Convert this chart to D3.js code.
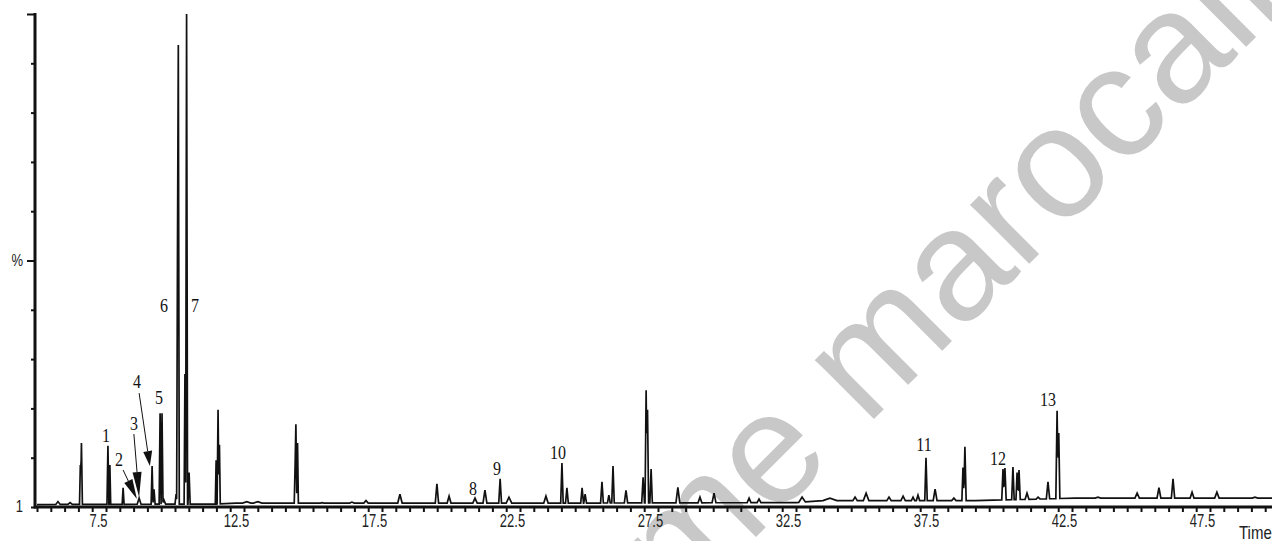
<!DOCTYPE html>
<html lang="en">
<head>
<meta charset="UTF-8">
<title>Chromatogram</title>
<style>
  body { margin: 0; background: #fff; }
  svg { display: block; }
</style>
</head>
<body>
<svg id="chart" width="1272" height="541"></svg>
<script src="https://cdn.jsdelivr.net/npm/d3@7"></script>
<script>
// peaks: retention time (min), apex (%), half width (min)
const peakTime = [5.76, 6.20, 6.57, 6.61, 7.57, 7.64, 8.12, 8.70, 9.17, 9.24, 9.46, 9.53, 9.60,
  10.04, 10.09, 10.12, 10.36, 10.42, 10.51, 11.49, 11.56, 11.61, 12.6, 13.0,
  14.35, 14.38, 14.44, 15.33, 16.41, 16.92, 18.15, 19.49, 19.93, 20.87, 21.23, 21.78, 22.10,
  23.44, 24.02, 24.20, 24.75, 24.86, 25.47, 25.72, 25.87, 26.34, 26.96, 27.07, 27.12, 27.25,
  28.22, 29.02, 29.53, 30.80, 31.16, 32.72, 33.73, 34.64, 35.04, 35.87, 36.38, 36.74, 36.92,
  37.21, 37.54, 38.22, 38.55, 38.62, 40.00, 40.07, 40.36, 40.51, 40.58, 40.87, 41.27, 41.63,
  41.96, 42.02, 43.44, 44.86, 45.65, 46.16, 46.85, 47.75, 49.13];
const peakHeight = [1.1, 0.9, 8.5, 13.0, 12.4, 8.5, 3.9, 1.8, 8.3, 3.6, 19.0, 19.0, 1.4,
  2.6, 52.5, 93.7, 27.0, 100, 7.0, 9.5, 19.7, 12.6, 1.1, 1.1,
  8.0, 16.8, 13.0, 0.9, 1.0, 1.3, 2.6, 4.7, 2.2, 1.8, 3.4, 5.7, 2.0,
  2.2, 8.9, 3.9, 3.9, 2.6, 5.1, 2.4, 8.3, 3.4, 6.0, 23.7, 19.7, 7.7,
  4.0, 2.0, 2.8, 1.8, 1.6, 2.0, 1.8, 2.0, 2.8, 2.0, 2.2, 2.0, 2.4,
  10.0, 3.6, 1.8, 8.0, 12.2, 7.7, 7.9, 8.1, 7.0, 7.5, 2.8, 2.0, 5.1,
  19.5, 15.0, 2.0, 2.8, 3.9, 5.7, 3.0, 3.0, 2.0];
const peakHalfWidth = [0.08, 0.08, 0.03, 0.035, 0.035, 0.03, 0.035, 0.07, 0.035, 0.04, 0.035, 0.035, 0.06,
  0.04, 0.03, 0.035, 0.03, 0.035, 0.04, 0.03, 0.035, 0.03, 0.15, 0.15,
  0.03, 0.035, 0.03, 0.06, 0.08, 0.08, 0.08, 0.06, 0.07, 0.08, 0.07, 0.05, 0.1,
  0.08, 0.045, 0.05, 0.05, 0.05, 0.05, 0.05, 0.045, 0.06, 0.05, 0.04, 0.04, 0.045,
  0.07, 0.07, 0.07, 0.07, 0.07, 0.12, 0.25, 0.08, 0.1, 0.08, 0.08, 0.06, 0.06,
  0.045, 0.07, 0.08, 0.04, 0.045, 0.045, 0.045, 0.045, 0.04, 0.045, 0.07, 0.07, 0.06,
  0.045, 0.04, 0.1, 0.08, 0.07, 0.06, 0.07, 0.08, 0.1];

// baseline drift
const baseTime = [5, 11.5, 12.2, 25, 32.5, 33.5, 39, 42.6, 50];
const baseLevel = [0.5, 0.6, 0.8, 0.8, 0.9, 1.3, 1.3, 1.8, 1.8];

// numbered compounds
const peakLabelText = ['1', '2', '3', '4', '5', '6', '7', '8', '9', '10', '11', '12', '13'];
const peakLabelTime = [7.50, 7.97, 8.51, 8.62, 9.42, 9.60, 10.72, 20.80, 21.67, 23.88, 37.14, 39.82, 41.63];
const peakLabelLevel = [13.2, 8.3, 15.6, 24.1, 20.9, 39.6, 39.6, 2.4, 6.5, 9.7, 11.4, 8.5, 20.5];

// arrows for 2, 3, 4 : [time, %] from -> to
const arrowFrom = [[8.12, 7.5], [8.51, 14.8], [8.70, 23.1]];
const arrowTo = [[8.62, 1.6], [8.70, 2.0], [9.09, 8.3]];
const arrowHeadLength = [20, 25, 15];

// axes
const xLabelValues = [7.5, 12.5, 17.5, 22.5, 27.5, 32.5, 37.5, 42.5, 47.5];
const xLabelText = ['7.5', '12.5', '17.5', '22.5', '27.5', '32.5', '37.5', '42.5', '47.5'];
const yLabelValues = [0, 50];
const yLabelText = ['1', '%'];

const svg = d3.select('#chart');

const x = d3.scaleLinear().domain([5, 50]).range([37, 1279]);
const y = d3.scaleLinear().domain([0, 100]).range([507, 14]);
const base = d3.scaleLinear().domain(baseTime).range(baseLevel).clamp(true);

// watermark (sits under everything)
svg.append('text')
    .attr('transform', 'translate(680,613) rotate(-45)')
    .attr('font-family', 'Liberation Sans, Arial, sans-serif')
    .attr('font-size', 158)
    .attr('fill', '#c8c8c8')
    .text('me marocaine');

// build the trace from the peak list
const peaks = peakTime.map((t, i) => ({t: t, h: peakHeight[i], hw: peakHalfWidth[i]}));
let times = new Set(baseTime);
peaks.forEach(p => { times.add(p.t - p.hw); times.add(p.t); times.add(p.t + p.hw); });
times = Array.from(times).filter(t => t >= 5 && t <= 50).sort((a, b) => a - b);

const trace = times.map(t => {
    const bump = d3.max(peaks, p => Math.max(0, (p.h - base(p.t)) * (1 - Math.abs(t - p.t) / p.hw)));
    return {t: t, v: base(t) + bump};
});

const line = d3.line().x(d => x(d.t)).y(d => y(d.v));

svg.append('path')
    .datum(trace)
    .attr('d', line)
    .attr('fill', 'none')
    .attr('stroke', '#111')
    .attr('stroke-width', 1.7)
    .attr('stroke-linejoin', 'miter');

// x axis
const xAxis = d3.axisBottom(x)
    .tickValues(d3.range(5, 50.01, 0.5))
    .tickSize(5)
    .tickSizeOuter(0)
    .tickFormat(d => {
        const i = xLabelValues.findIndex(v => Math.abs(v - d) < 1e-6);
        return i >= 0 ? xLabelText[i] : '';
    });

const gx = svg.append('g').attr('transform', 'translate(0,507)').call(xAxis);
gx.select('.domain').remove();
gx.selectAll('.tick line').attr('stroke', '#111').attr('stroke-width', 2);
gx.selectAll('.tick text')
    .attr('y', null).attr('dy', null)
    .attr('transform', 'translate(-8,20) scale(1,1.4)')
    .attr('font-family', 'Liberation Sans, Arial, sans-serif')
    .attr('font-size', 13)
    .attr('fill', '#222');

svg.append('line')
    .attr('x1', 34).attr('x2', 1272).attr('y1', 507).attr('y2', 507)
    .attr('stroke', '#111').attr('stroke-width', 3);

// y axis
const yAxis = d3.axisLeft(y)
    .tickValues(d3.range(0, 100.01, 10))
    .tickSize(4)
    .tickSizeOuter(0)
    .tickFormat('');

const gy = svg.append('g').attr('transform', 'translate(35,0)').call(yAxis);
gy.select('.domain').remove();
gy.selectAll('.tick line')
    .attr('stroke', '#111').attr('stroke-width', 2)
    .attr('x2', d => (d === 50 || d === 100) ? -8 : -4);

svg.append('line')
    .attr('x1', 35).attr('x2', 35).attr('y1', 13).attr('y2', 508.5)
    .attr('stroke', '#111').attr('stroke-width', 3);

svg.selectAll('text.ylab')
    .data(yLabelValues)
    .join('text')
    .attr('class', 'ylab')
    .attr('transform', d => `translate(23,${y(d) + 5}) scale(1,1.25)`)
    .attr('text-anchor', 'end')
    .attr('font-family', 'Liberation Sans, Arial, sans-serif')
    .attr('font-size', 13)
    .attr('fill', '#222')
    .text((d, i) => yLabelText[i]);

svg.append('text')
    .attr('transform', 'translate(1239,539) scale(1,1.25)')
    .attr('font-family', 'Liberation Sans, Arial, sans-serif')
    .attr('font-size', 15)
    .attr('fill', '#222')
    .text('Time');

// peak numbers
svg.selectAll('text.plab')
    .data(peakLabelText)
    .join('text')
    .attr('class', 'plab')
    .attr('transform', (d, i) => `translate(${x(peakLabelTime[i])},${y(peakLabelLevel[i])}) scale(1,1.2)`)
    .attr('text-anchor', 'middle')
    .attr('font-family', 'Liberation Serif, Times New Roman, serif')
    .attr('font-size', 16)
    .attr('fill', '#111')
    .text(d => d);

// arrows
arrowFrom.forEach((from, i) => {
    const x0 = x(from[0]), y0 = y(from[1]);
    const x1 = x(arrowTo[i][0]), y1 = y(arrowTo[i][1]);
    const len = Math.hypot(x1 - x0, y1 - y0);
    const ux = (x1 - x0) / len, uy = (y1 - y0) / len;
    const L = arrowHeadLength[i], w = 4.5;
    const bx = x1 - L * ux, by = y1 - L * uy;
    svg.append('line')
        .attr('x1', x0).attr('y1', y0).attr('x2', bx).attr('y2', by)
        .attr('stroke', '#111').attr('stroke-width', 1);
    svg.append('polygon')
        .attr('points', [[x1, y1], [bx - w * uy, by + w * ux], [bx + w * uy, by - w * ux]].map(p => p.join(',')).join(' '))
        .attr('fill', '#111');
});
</script>
</body>
</html>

---

Your goal |
Quote, please, every line of the material above from its start through the line that has "1.3, 1.8, 1.8];", reproducing the words exactly and dropping any images.

Full answer |
Convert this chart to D3.js code.
<!DOCTYPE html>
<html lang="en">
<head>
<meta charset="UTF-8">
<title>Chromatogram</title>
<style>
  body { margin: 0; background: #fff; }
  svg { display: block; }
</style>
</head>
<body>
<svg id="chart" width="1272" height="541"></svg>
<script src="https://cdn.jsdelivr.net/npm/d3@7"></script>
<script>
// peaks: retention time (min), apex (%), half width (min)
const peakTime = [5.76, 6.20, 6.57, 6.61, 7.57, 7.64, 8.12, 8.70, 9.17, 9.24, 9.46, 9.53, 9.60,
  10.04, 10.09, 10.12, 10.36, 10.42, 10.51, 11.49, 11.56, 11.61, 12.6, 13.0,
  14.35, 14.38, 14.44, 15.33, 16.41, 16.92, 18.15, 19.49, 19.93, 20.87, 21.23, 21.78, 22.10,
  23.44, 24.02, 24.20, 24.75, 24.86, 25.47, 25.72, 25.87, 26.34, 26.96, 27.07, 27.12, 27.25,
  28.22, 29.02, 29.53, 30.80, 31.16, 32.72, 33.73, 34.64, 35.04, 35.87, 36.38, 36.74, 36.92,
  37.21, 37.54, 38.22, 38.55, 38.62, 40.00, 40.07, 40.36, 40.51, 40.58, 40.87, 41.27, 41.63,
  41.96, 42.02, 43.44, 44.86, 45.65, 46.16, 46.85, 47.75, 49.13];
const peakHeight = [1.1, 0.9, 8.5, 13.0, 12.4, 8.5, 3.9, 1.8, 8.3, 3.6, 19.0, 19.0, 1.4,
  2.6, 52.5, 93.7, 27.0, 100, 7.0, 9.5, 19.7, 12.6, 1.1, 1.1,
  8.0, 16.8, 13.0, 0.9, 1.0, 1.3, 2.6, 4.7, 2.2, 1.8, 3.4, 5.7, 2.0,
  2.2, 8.9, 3.9, 3.9, 2.6, 5.1, 2.4, 8.3, 3.4, 6.0, 23.7, 19.7, 7.7,
  4.0, 2.0, 2.8, 1.8, 1.6, 2.0, 1.8, 2.0, 2.8, 2.0, 2.2, 2.0, 2.4,
  10.0, 3.6, 1.8, 8.0, 12.2, 7.7, 7.9, 8.1, 7.0, 7.5, 2.8, 2.0, 5.1,
  19.5, 15.0, 2.0, 2.8, 3.9, 5.7, 3.0, 3.0, 2.0];
const peakHalfWidth = [0.08, 0.08, 0.03, 0.035, 0.035, 0.03, 0.035, 0.07, 0.035, 0.04, 0.035, 0.035, 0.06,
  0.04, 0.03, 0.035, 0.03, 0.035, 0.04, 0.03, 0.035, 0.03, 0.15, 0.15,
  0.03, 0.035, 0.03, 0.06, 0.08, 0.08, 0.08, 0.06, 0.07, 0.08, 0.07, 0.05, 0.1,
  0.08, 0.045, 0.05, 0.05, 0.05, 0.05, 0.05, 0.045, 0.06, 0.05, 0.04, 0.04, 0.045,
  0.07, 0.07, 0.07, 0.07, 0.07, 0.12, 0.25, 0.08, 0.1, 0.08, 0.08, 0.06, 0.06,
  0.045, 0.07, 0.08, 0.04, 0.045, 0.045, 0.045, 0.045, 0.04, 0.045, 0.07, 0.07, 0.06,
  0.045, 0.04, 0.1, 0.08, 0.07, 0.06, 0.07, 0.08, 0.1];

// baseline drift
const baseTime = [5, 11.5, 12.2, 25, 32.5, 33.5, 39, 42.6, 50];
const baseLevel = [0.5, 0.6, 0.8, 0.8, 0.9, 1.3, 1.3, 1.8, 1.8];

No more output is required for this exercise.